Questions to Ask When Choosing an Elementary School

Comments

  1. Oy. Our Mamad is integrated 1-8th grades (meaning we do not segregate based on gender). We also outgrew our campus and will soon have a lower school and an upper school.

  2. I’ll be frank and say that most DL parents I know would rather their kids not be with more “traditional” kids and aren’t really bothered by segregation from first grade. My friend said that one of the main reasons she switched her son from the regular mamad to the “torani” when it opened here is that she didn’t like that her son’s best friend went to soccer games on shabbat.

    We are very similar. I’m all for pluralism in the abstract, but I prefer my kids to be in more homogeneous classrooms. That said, there was terrible bullying in my daughter’s single sex class last year. Not sure it would have been different though if the classrooms had been mixed.

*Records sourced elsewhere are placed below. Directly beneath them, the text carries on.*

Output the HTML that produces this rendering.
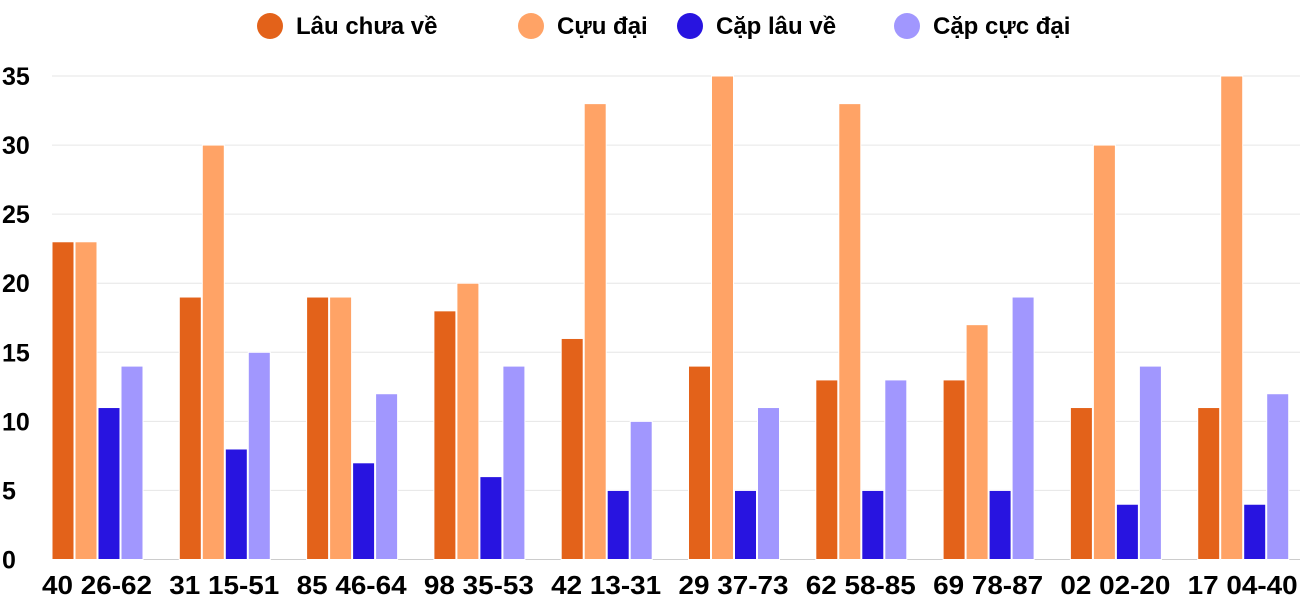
<!DOCTYPE html>
<html><head><meta charset="utf-8"><style>
body{margin:0;background:#fff;}
svg{display:block;font-family:"Liberation Sans",sans-serif;font-weight:bold;}
</style></head><body>
<svg id="c" width="1300" height="600"></svg>
<script>
const categories=["40 26-62","31 15-51","85 46-64","98 35-53","42 13-31","29 37-73","62 58-85","69 78-87","02 02-20","17 04-40"];
const seriesNames=["Lâu chưa về","Cựu đại","Cặp lâu về","Cặp cực đại"];
const lauChuaVe=[23,19,19,18,16,14,13,13,11,11];
const cuuDai=[23,30,19,20,33,35,33,17,30,35];
const capLauVe=[11,8,7,6,5,5,5,5,4,4];
const capCucDai=[14,15,12,14,10,11,13,19,14,12];
const yTicks=[0,5,10,15,20,25,30,35];
const colors=["#E3621A","#FFA366","#2814E0","#A197FE"];
const series=[lauChuaVe,cuuDai,capLauVe,capCucDai];
const NS="http://www.w3.org/2000/svg";
const svg=document.getElementById('c');
const y0=559.5,yTop=76,yMax=35;
const y=v=>y0-(v/yMax)*(y0-yTop);
const x0=52,groupStep=127.3,barStep=23,barW=22;
const x=(i,j)=>x0+i*groupStep+j*barStep;
function mk(t,a){const e=document.createElementNS(NS,t);for(const k in a)e.setAttribute(k,a[k]);svg.appendChild(e);return e;}
yTicks.forEach(t=>{
 const g=mk('line',{x1:52,x2:1300,y1:y(t),y2:y(t),stroke:t===0?'#ccc':'#e6e6e6','stroke-width':1});
 
 
 const l=mk('text',{x:2,y:y(t)+9,'font-size':25,fill:'#000'});
 l.textContent=t;
 
 
});
categories.forEach((c,i)=>{
 series.forEach((s,j)=>{
  const r=mk('rect',{x:x(i,j),y:y(s[i]),width:barW,height:y0-y(s[i]),fill:colors[j],stroke:'#fff','stroke-width':1});
  
  
 });
 const t=mk('text',{x:x(i,0)+45,y:594,'font-size':26,'text-anchor':'middle',fill:'#000',textLength:110,lengthAdjust:'spacingAndGlyphs'});
 t.textContent=c;
 
 
});
const legX=[270,531,690,907];
seriesNames.forEach((n,j)=>{
 const c=mk('circle',{cx:legX[j],cy:26,r:13,fill:colors[j]});
 
 
 const t=mk('text',{x:legX[j]+26,y:34,'font-size':24,fill:'#000'});
 t.textContent=n;
 
 
});
</script>
</body></html>
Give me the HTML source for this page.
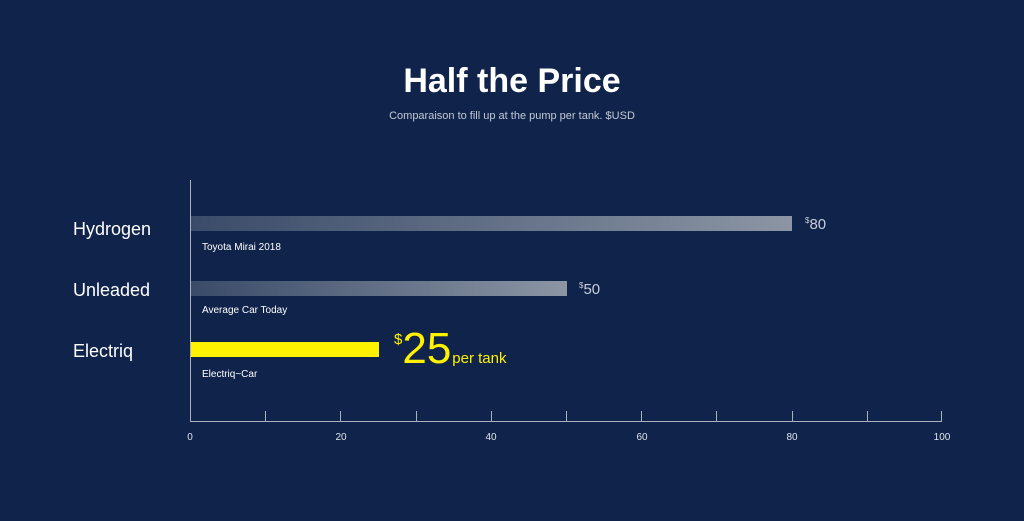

  3. Now I understand. Regardless of the many studies on the benefits of separate gender education, it’s about keeping out the more religious families. If Hareidim are willing to send their kids to school with students of different religious and racial backgrounds, shouldn’t we embrace that? Are hareidim considered a bad influence? Why should they have to pay more just to have their kids separated by gender? I think the only parents who should have t opay for the private schools should be the ones who care about the exclusivity. They want to make sure their kids only learn with students they consider to be a good influance or from a good background.

    I’m sending my daughter to a Chabad girls school in Petach Tikva that is part of the Mamad system, but there is no boys equivelant. The learning and influence is Chabad, but all the students are not.

    • Yosefa, that’s an interesting way of reading it. The article I referred to does not mention any kind of deliberate exclusivity. Either choice (or any decision by a school, on anything) will attract some parents and discourage others. This is a factor that has to be considered–there is open enrollment as far as I know.
      I think that those who want the boys and girls together would say that they don’t want to separate the sexes, which they oppose on principle, in order to cater to more right-wing parents who might want to make further changes in the school (haredization). But even if you see the main goal as keeping out “more religious” parents, by doing so they are making the school more welcome to parents who are excluded by some of the other religious schools. It is a positive thing by providing religious education to families who might not feel comfortable in, or be accepted to, a “more religious” school.

  4. I was confused by the title.
    For whatever, maybe charda”l, reasons, the separate sex administration of mam”d schools has been the trend since the very late 1970’s when Neve Etzion, Bayit V’Gan, Jerusalem was split. The k-1 was a third framwork technically under the boys principal.
    Our Shiloh school started with 18 students in 3 mixed classes Sept 1, 1981. Now there are two sep. sex schools, and now there’s more “dating” and marriage among the graduates. Separation causes “curiosity.” The original students were peers and treeted each other as siblings.

    • Hi Batya,
      I also see the trend toward separate schools, but may this is part of a backlash. We are talking here only about elementary school. Mixed religious high schools are very few.

  5. According to the reports the school is separate anyway from 4th grade, and I presume that having a lower school campus and an upper school campus would still mean that from 4th grade up the separation would continue. So the issue here would be separation from 1st to 3rd grade actually

    • Keren, it’s two issues: Mixed or single-sex classes from grades 1-3, and having mixed or separate campuses for all grades, 1-6. Another point is having kids switch schools in 4th grade.